Crying foul in Brazil: Social violence, activism & the legacy of FIFA World Cup
6:00 pm - 7:30 pm
128 W Hastings St #210
Once every four years the whole world tunes in to amazing displays of soccer.While this past year’s FIFA World Cup in Brazil was no exception, something was different: thousands of Brazilians took to the streets to protest the very event that they loved. Why were Brazilians demonstrating? What human rights violations were committed because of this event? And how are these infringements repeated in other countries that host large sporting events?

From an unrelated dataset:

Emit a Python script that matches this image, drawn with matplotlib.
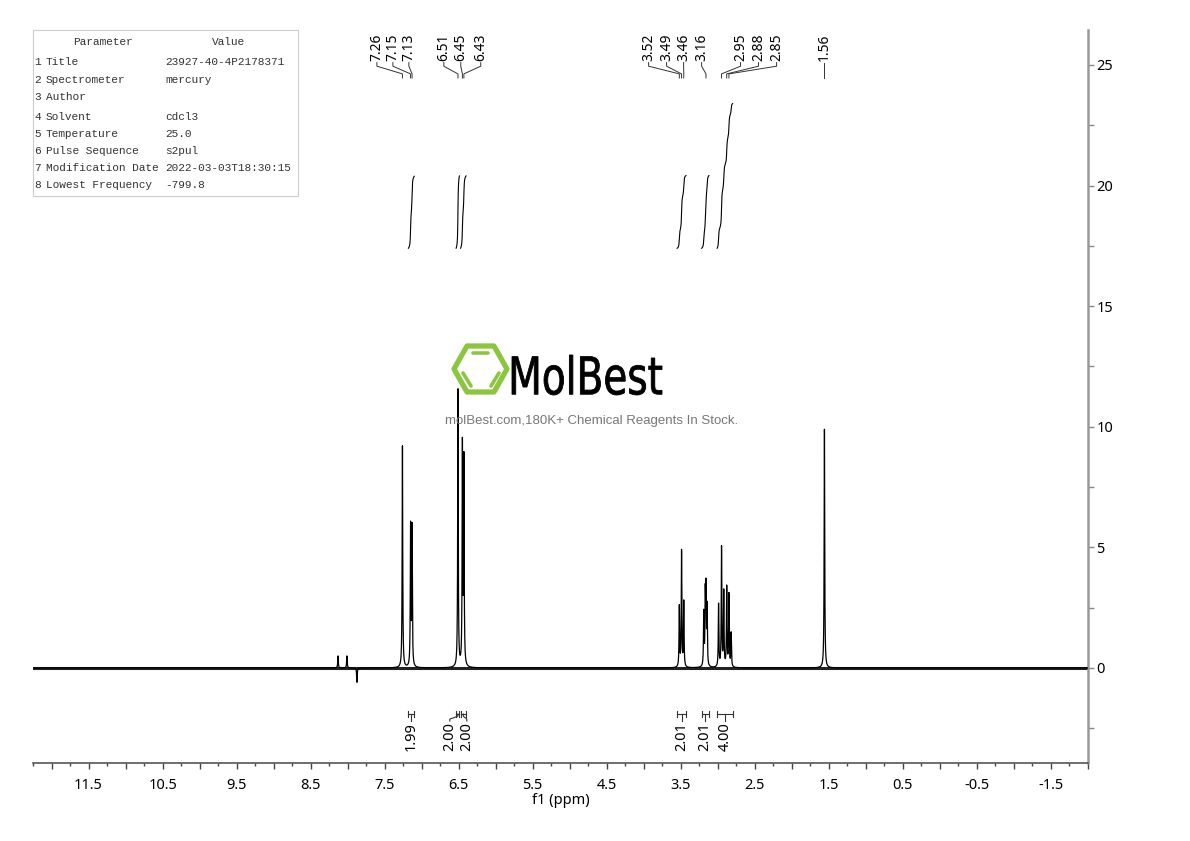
import numpy as np
import matplotlib
matplotlib.use("Agg")
import matplotlib.pyplot as plt
from matplotlib.patches import Polygon, PathPatch, Rectangle
from matplotlib.textpath import TextPath
from matplotlib.font_manager import FontProperties
from matplotlib.ticker import MultipleLocator, FuncFormatter
import matplotlib.transforms as mtransforms

plt.rcParams['font.family'] = ['Noto Sans', 'DejaVu Sans']

# ピーク (ppm, 強度) -- 画像から読み取り
peak_ppm = [7.26, 7.15, 7.13, 6.51, 6.45, 6.43,
            3.52, 3.49, 3.46, 3.19, 3.17, 3.16, 3.145,
            2.99, 2.95, 2.92, 2.88, 2.85, 2.82, 1.56,
            8.13, 8.01, 7.875]
peak_height = [9.2, 5.8, 5.75, 11.5, 9.1, 8.5,
               2.5, 4.8, 2.7, 2.2, 2.8, 3.0, 2.4,
               2.6, 4.95, 3.1, 3.3, 3.0, 1.4, 9.9,
               0.5, 0.5, -0.6]

# ピークラベル
label_ppm = [7.26, 7.15, 7.13, 6.51, 6.45, 6.43, 3.52, 3.49, 3.46, 3.16, 2.95, 2.88, 2.85, 1.56]
label_x = [7.605, 7.389, 7.173, 6.701, 6.472, 6.202, 3.935, 3.692, 3.462, 3.219, 2.693, 2.45, 2.206, 1.56]

# 積分
int_from = [7.18, 6.535, 6.475, 3.55, 3.22, 3.01]
int_to = [7.10, 6.49, 6.40, 3.43, 3.12, 2.80]
int_value = [1.99, 2.00, 2.00, 2.01, 2.01, 4.00]
int_label_x = [7.14, 6.62, 6.39, 3.49, 3.17, 2.905]

# パラメータ表
param_names = ["Title", "Spectrometer", "Author", "Solvent", "Temperature",
               "Pulse Sequence", "Modification Date", "Lowest Frequency"]
param_values = ["23927-40-4P2178371", "mercury", "", "cdcl3", "25.0",
                "s2pul", "2022-03-03T18:30:15", "-799.8"]
param_rows_py = [62, 80, 97, 117, 134, 151, 168, 185]

W, H = 1190, 841
fig = plt.figure(figsize=(W / 100, H / 100), dpi=100)
ax = fig.add_axes([33 / W, 1 - 763 / H, (1088 - 33) / W, (763 - 30) / H])

# スペクトル
x = np.linspace(12.25, -2.0, 40000)
hw = 0.0045
y = np.zeros_like(x)
for p, h in zip(peak_ppm, peak_height):
    y += h / (1 + ((x - p) / hw) ** 2)

ax.axhline(0, color='#222222', lw=2.2, zorder=1)
ax.plot(x, y, color='black', lw=0.9, zorder=3)

ax.set_xlim(12.25, -2.0)
ax.set_ylim(-3.94, 26.45)

# ピークラベル
for p, lx in zip(label_ppm, label_x):
    ax.text(lx, 25.15, f"{p:.2f}", rotation=90, ha='center', va='bottom', fontsize=10)
    ax.plot([lx, lx, p, p], [25.1, 24.95, 24.63, 24.46], color='#333333', lw=0.7)

# 積分曲線とラベル
for a, b, v, tx in zip(int_from, int_to, int_value, int_label_x):
    m = (x <= a) & (x >= b)
    xs, ys = x[m], y[m]
    cum = np.cumsum(ys)
    cum = cum / cum[-1]
    ax.plot(xs, 17.4 + 1.5 * v * cum, color='black', lw=0.8)
    c = (a + b) / 2
    ax.plot([a, b], [-1.91, -1.91], color='#333333', lw=0.8)
    ax.plot([a, a], [-1.78, -2.04], color='#333333', lw=0.8)
    ax.plot([b, b], [-1.78, -2.04], color='#333333', lw=0.8)
    ax.plot([c, c, tx, tx], [-1.91, -2.0, -2.12, -2.2], color='#333333', lw=0.8)
    ax.text(tx, -2.25, f"{v:.2f}", rotation=90, ha='center', va='top', fontsize=10.5)

# 軸
for s in ['left', 'top']:
    ax.spines[s].set_visible(False)
ax.spines['bottom'].set_color('#555555')
ax.spines['bottom'].set_linewidth(1.2)
ax.spines['right'].set_color('#999999')
ax.spines['right'].set_linewidth(1.8)

ax.xaxis.set_major_locator(MultipleLocator(0.5))
ax.xaxis.set_minor_locator(MultipleLocator(0.25))
ax.xaxis.set_major_formatter(FuncFormatter(
    lambda v, pos: f"{v:.1f}" if abs(abs(v) % 1 - 0.5) < 1e-6 else ""))
ax.tick_params(axis='x', which='major', direction='out', length=4.5, width=1,
               color='#444444', labelsize=10.5, pad=6)
ax.tick_params(axis='x', which='minor', direction='out', length=2.5, width=1, color='#444444')

ax.yaxis.tick_right()
ax.yaxis.set_major_locator(MultipleLocator(5))
ax.yaxis.set_minor_locator(MultipleLocator(2.5))
ax.yaxis.set_major_formatter(FuncFormatter(lambda v, pos: f"{v:.0f}"))
ax.tick_params(axis='y', which='major', direction='out', length=4, width=1,
               color='#888888', labelsize=10.5, pad=2)
ax.tick_params(axis='y', which='minor', direction='out', length=4, width=1, color='#888888')
ax.set_xlabel("f1 (ppm)", fontsize=10.5, labelpad=0)


def fx(px):
    return px / W


def fy(py):
    return 1 - py / H


# パラメータ表
fig.add_artist(Rectangle((fx(33), fy(196)), fx(298) - fx(33), fy(30) - fy(196),
                         transform=fig.transFigure, facecolor='white',
                         edgecolor='#cccccc', lw=0.8))
mono = dict(family='Liberation Mono', fontsize=8, color='#333333', va='center')
fig.text(fx(103), fy(42), "Parameter", ha='center', **mono)
fig.text(fx(229), fy(42), "Value", ha='center', **mono)
for i, (n, v, py) in enumerate(zip(param_names, param_values, param_rows_py)):
    fig.text(fx(34), fy(py), str(i + 1), ha='left', **mono)
    fig.text(fx(46), fy(py), n, ha='left', **mono)
    fig.text(fx(165), fy(py), v, ha='left', **mono)

# ロゴ (透かし)
green = '#8cc63f'
hexpts = [(454, 369), (467, 346), (494, 346), (507, 369), (494, 392), (467, 392)]
fig.add_artist(Polygon([(fx(a), fy(b)) for a, b in hexpts], closed=True, fill=False,
                       edgecolor=green, lw=3.8, joinstyle='round',
                       transform=fig.transFigure))
for (x1, y1), (x2, y2) in [((473, 353), (488, 353)), ((463, 373), (471, 386)),
                           ((499, 373), (491, 386))]:
    fig.add_artist(plt.Line2D([fx(x1), fx(x2)], [fy(y1), fy(y2)], color=green,
                              lw=2.6, solid_capstyle='round', transform=fig.transFigure))

tp = TextPath((0, 0), "MolBest", size=100, prop=FontProperties(family='DejaVu Sans'))
ext = tp.get_extents()
tr = (mtransforms.Affine2D().translate(-ext.x0, -ext.y0)
      .scale(150 / ext.width / W, 40 / ext.height / H)
      .translate(fx(512), fy(395)) + fig.transFigure)
fig.add_artist(PathPatch(tp, facecolor='black', edgecolor='black', lw=0.6, transform=tr))
fig.text(fx(592), fy(421), "molBest.com,180K+ Chemical Reagents In Stock.",
         family='Liberation Sans', fontsize=9.5, color='#777777', ha='center', va='center')

fig.savefig("out.png", dpi=100)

In this talk I will discuss the social violence of the 2014 FIFA World Cup in Brazil. I will show how the Brazilian government and FIFA committed labour abuses, forcefully displaced thousands, and violently militarized low-income communities. The ways in which people could protest these issues were vastly different, not least for low-income favela populations, who had to diversify their resistance activities for fear of military police abuses.
After explaining some of the specificities of the World Cup in Brazil, I will describe how the Brazilian experience can inform our understanding of sport mega event atrocities more generally.
About the Speaker
Carolyn is a PhD candidate in Geography at the University of British Columbia. She studies slum-upgrading initiatives in Brazil, with a particular focus on mega event related projects. She has a Master of Arts in Kinesiology and a Bachelor’s degree in Physical and Health Education from Queen’s University in Ontario, with a specialty in socio-cultural studies of sport and health. Carolyn is originally from Toronto, and has worked in both the NGO and university settings on issues of equity and social justice.